[WRITTEN TASK] Quote only the span from the first line of the entries to the line containing "const seriesNames = ['教育活動収支', '受取利息・配当益'];", both ends kept. Leave every picture out.

[LISTED RECORDS]
-=-=-=-=-

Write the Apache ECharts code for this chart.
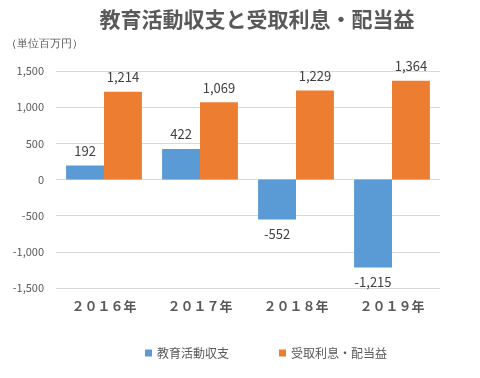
<!DOCTYPE html>
<html><head><meta charset="utf-8">
<script src="https://cdn.jsdelivr.net/npm/echarts@6/dist/echarts.min.js"></script>
<style>html,body{margin:0;padding:0;background:#fff}#c{width:480px;height:378px}</style>
</head><body><div id="c"></div>
<script>
const categories = ['２０１６年', '２０１７年', '２０１８年', '２０１９年'];
const educationBalance = [192, 422, -552, -1215];
const interestDividends = [1214, 1069, 1229, 1364];
const yTicks = [-1500, 1500, 500];
const seriesNames = ['教育活動収支', '受取利息・配当益'];

const font = '"Noto Sans CJK JP", "Noto Sans", sans-serif';
const chart = echarts.init(document.getElementById('c'));
const fmt = v => v.toLocaleString('en-US');
const withLabels = arr => arr.map(v => ({ value: v, label: { position: v < 0 ? 'bottom' : 'top' } }));
const labelBase = { show: true, formatter: p => fmt(p.value), fontSize: 13, color: '#404040', distance: 8 };
chart.setOption({
  animation: false,
  textStyle: { fontFamily: font },
  title: {
    text: '教育活動収支と受取利息・配当益',
    left: 252, top: 4, textAlign: 'center',
    textStyle: { fontSize: 21, fontWeight: 'bold', color: '#595959', fontFamily: font }
  },
  graphic: [{
    type: 'text', left: 6, top: 38,
    style: { text: '（単位百万円）', fontSize: 11, fill: '#595959', font: '11px ' + font }
  }],
  legend: {
    bottom: 14, left: 140, itemWidth: 7, itemHeight: 7, itemGap: 50,
    icon: 'rect',
    textStyle: { fontSize: 12, color: '#595959', fontFamily: font },
    data: seriesNames
  },
  grid: { left: 56, right: 40, top: 71, bottom: 90 },
  xAxis: {
    type: 'category', data: categories,
    axisLine: { show: false }, axisTick: { show: false },
    axisLabel: { interval: 0, fontSize: 13, fontWeight: 'bold', color: '#595959', margin: 12, fontFamily: font },
    position: 'bottom'
  },
  yAxis: {
    type: 'value', min: yTicks[0], max: yTicks[1], interval: yTicks[2],
    axisLabel: { formatter: fmt, fontSize: 11, color: '#595959', margin: 12 },
    splitLine: { lineStyle: { color: '#d9d9d9' } },
    axisLine: { show: false }, axisTick: { show: false }
  },
  series: [
    {
      name: seriesNames[0], type: 'bar', data: withLabels(educationBalance),
      itemStyle: { color: '#5B9BD5' }, barGap: '0%', barCategoryGap: '21%',
      label: labelBase
    },
    {
      name: seriesNames[1], type: 'bar', data: withLabels(interestDividends),
      itemStyle: { color: '#ED7D31' }, barGap: '0%', barCategoryGap: '21%',
      label: labelBase
    }
  ]
});
</script></body></html>
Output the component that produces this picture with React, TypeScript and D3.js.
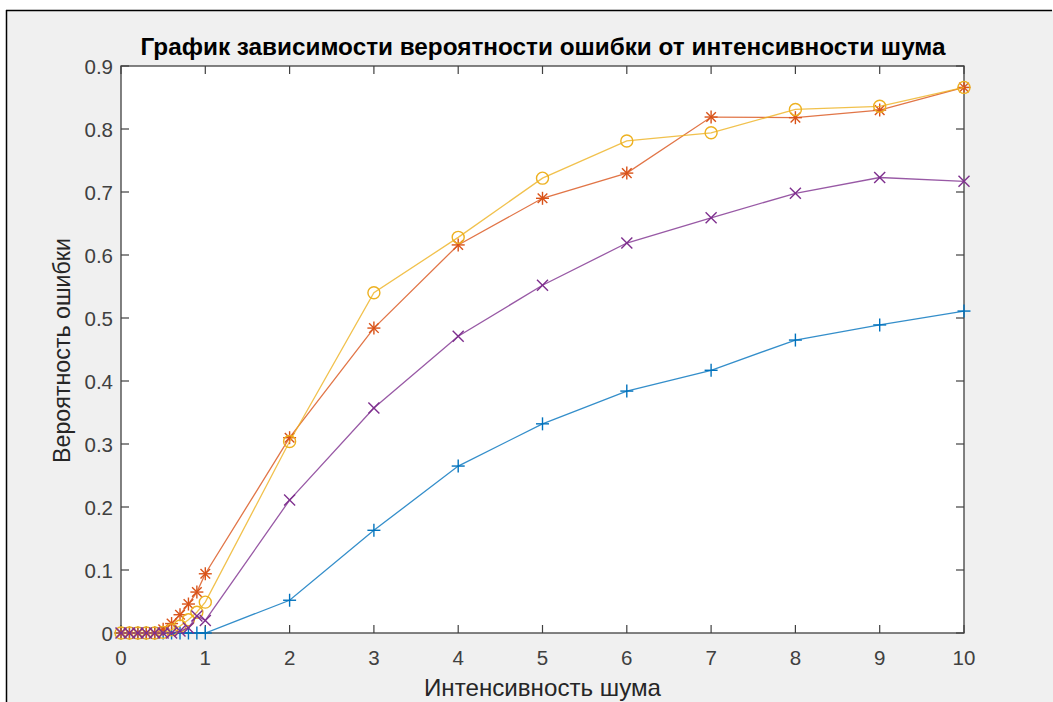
import React from "react";
import * as d3 from "d3";

const xValues = [0, 0.1, 0.2, 0.3, 0.4, 0.5, 0.6, 0.7, 0.8, 0.9, 1, 2, 3, 4, 5, 6, 7, 8, 9, 10];
const bluePlus = [0, 0, 0, 0, 0, 0, 0, 0, 0, 0, 0, 0.052, 0.163, 0.265, 0.332, 0.384, 0.417, 0.465, 0.489, 0.511];
const orangeStar = [0, 0, 0, 0, 0, 0.006, 0.015, 0.029, 0.046, 0.065, 0.094, 0.31, 0.484, 0.616, 0.69, 0.73, 0.819, 0.818, 0.83, 0.866];
const yellowCircle = [0, 0, 0, 0, 0, 0.001, 0.005, 0.011, 0.021, 0.033, 0.049, 0.304, 0.54, 0.628, 0.722, 0.781, 0.794, 0.831, 0.836, 0.866];
const purpleCross = [0, 0, 0, 0, 0, 0, 0, 0.003, 0.008, 0.027, 0.02, 0.211, 0.357, 0.471, 0.552, 0.619, 0.659, 0.698, 0.723, 0.717];

const xTicks = [0, 1, 2, 3, 4, 5, 6, 7, 8, 9, 10];
const yTicks = [0, 0.1, 0.2, 0.3, 0.4, 0.5, 0.6, 0.7, 0.8, 0.9];

const title = "График зависимости вероятности ошибки от интенсивности шума";
const xLabel = "Интенсивность шума";
const yLabel = "Вероятность ошибки";

const series = [
  { name: "plus", values: bluePlus, color: "#0072BD" },
  { name: "star", values: orangeStar, color: "#D95319" },
  { name: "circle", values: yellowCircle, color: "#EDB120" },
  { name: "cross", values: purpleCross, color: "#7E2F8E" },
];

const W = 1053;
const H = 702;
const L = 121, R = 964, T = 66, B = 633;
const axisColor = "#404040";
const font = "'Liberation Sans', Arial, Helvetica, sans-serif";

function Marker({ kind, x, y, color }: { kind: string; x: number; y: number; color: string }) {
  const s = 6.5;
  if (kind === "plus") {
    return (
      <g stroke={color} strokeWidth={1.4}>
        <line x1={x - s} y1={y} x2={x + s} y2={y} />
        <line x1={x} y1={y - s} x2={x} y2={y + s} />
      </g>
    );
  }
  if (kind === "cross") {
    const c = 5.5;
    return (
      <g stroke={color} strokeWidth={1.4}>
        <line x1={x - c} y1={y - c} x2={x + c} y2={y + c} />
        <line x1={x - c} y1={y + c} x2={x + c} y2={y - c} />
      </g>
    );
  }
  if (kind === "circle") {
    return <circle cx={x} cy={y} r={6} fill="none" stroke={color} strokeWidth={1.4} />;
  }
  const c = 4.8;
  return (
    <g stroke={color} strokeWidth={1.4}>
      <line x1={x - s} y1={y} x2={x + s} y2={y} />
      <line x1={x} y1={y - s} x2={x} y2={y + s} />
      <line x1={x - c} y1={y - c} x2={x + c} y2={y + c} />
      <line x1={x - c} y1={y + c} x2={x + c} y2={y - c} />
    </g>
  );
}

export default function App() {
  const xs = d3.scaleLinear().domain([0, 10]).range([L, R]);
  const ys = d3.scaleLinear().domain([0, 0.9]).range([B, T]);
  const line = d3
    .line<number>()
    .x((_, i) => xs(xValues[i]))
    .y((d) => ys(d));
  const tick = 8;
  return (
    <svg
      width={W}
      height={H}
      style={{ position: "absolute", left: 0, top: 0, background: "#ffffff" }}
      fontFamily={font}
    >
      <rect x={6} y={10} width={W - 6} height={H - 10} fill="#f0f0f0" />
      <line x1={6} y1={10.5} x2={1052} y2={10.5} stroke="#000" strokeWidth={1.5} />
      <line x1={6.5} y1={10} x2={6.5} y2={H} stroke="#000" strokeWidth={1.5} />
      <rect x={L} y={T} width={R - L} height={B - T} fill="#ffffff" />
      {xTicks.map((t) => (
        <g key={"xt" + t}>
          <line x1={xs(t)} y1={B} x2={xs(t)} y2={B - tick} stroke={axisColor} strokeWidth={1.2} />
          <line x1={xs(t)} y1={T} x2={xs(t)} y2={T + tick} stroke={axisColor} strokeWidth={1.2} />
          <text x={xs(t)} y={B + 32} textAnchor="middle" fontSize={20.5} fill="#404040">
            {t}
          </text>
        </g>
      ))}
      {yTicks.map((t) => (
        <g key={"yt" + t}>
          <line x1={L} y1={ys(t)} x2={L + tick} y2={ys(t)} stroke={axisColor} strokeWidth={1.2} />
          <line x1={R} y1={ys(t)} x2={R - tick} y2={ys(t)} stroke={axisColor} strokeWidth={1.2} />
          <text x={L - 8} y={ys(t) + 8} textAnchor="end" fontSize={20.5} fill="#404040">
            {t === 0 ? "0" : String(t)}
          </text>
        </g>
      ))}
      <rect x={L} y={T} width={R - L} height={B - T} fill="none" stroke={axisColor} strokeWidth={1.3} />
      {series.map((s) => (
        <g key={s.name}>
          <path d={line(s.values) || ""} fill="none" stroke={s.color} strokeOpacity={0.8} strokeWidth={1.3} />
          {s.values.map((v, i) => (
            <Marker key={i} kind={s.name} x={xs(xValues[i])} y={ys(v)} color={s.color} />
          ))}
        </g>
      ))}
      <text
        x={(L + R) / 2 + 0.5}
        y={55}
        textAnchor="middle"
        fontSize={24}
        fontWeight="bold"
        fill="#000"
        textLength={805}
        lengthAdjust="spacingAndGlyphs"
      >
        {title}
      </text>
      <text
        x={(L + R) / 2}
        y={696}
        textAnchor="middle"
        fontSize={24}
        fill="#262626"
        textLength={237}
        lengthAdjust="spacingAndGlyphs"
      >
        {xLabel}
      </text>
      <text
        transform={`translate(70, ${(T + B) / 2 + 1}) rotate(-90)`}
        textAnchor="middle"
        fontSize={24}
        fill="#262626"
        textLength={225}
        lengthAdjust="spacingAndGlyphs"
      >
        {yLabel}
      </text>
    </svg>
  );
}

-=-=-=-=-

[FINISHED EXERCISE]
Write the Apache ECharts code for this chart.
<!DOCTYPE html>
<html><head><meta charset="utf-8">
<script src="https://cdn.jsdelivr.net/npm/echarts@6/dist/echarts.min.js"></script>
<style>html,body{margin:0;padding:0;background:#fff}#c{width:480px;height:378px}</style>
</head><body><div id="c"></div>
<script>
const categories = ['２０１６年', '２０１７年', '２０１８年', '２０１９年'];
const educationBalance = [192, 422, -552, -1215];
const interestDividends = [1214, 1069, 1229, 1364];
const yTicks = [-1500, 1500, 500];
const seriesNames = ['教育活動収支', '受取利息・配当益'];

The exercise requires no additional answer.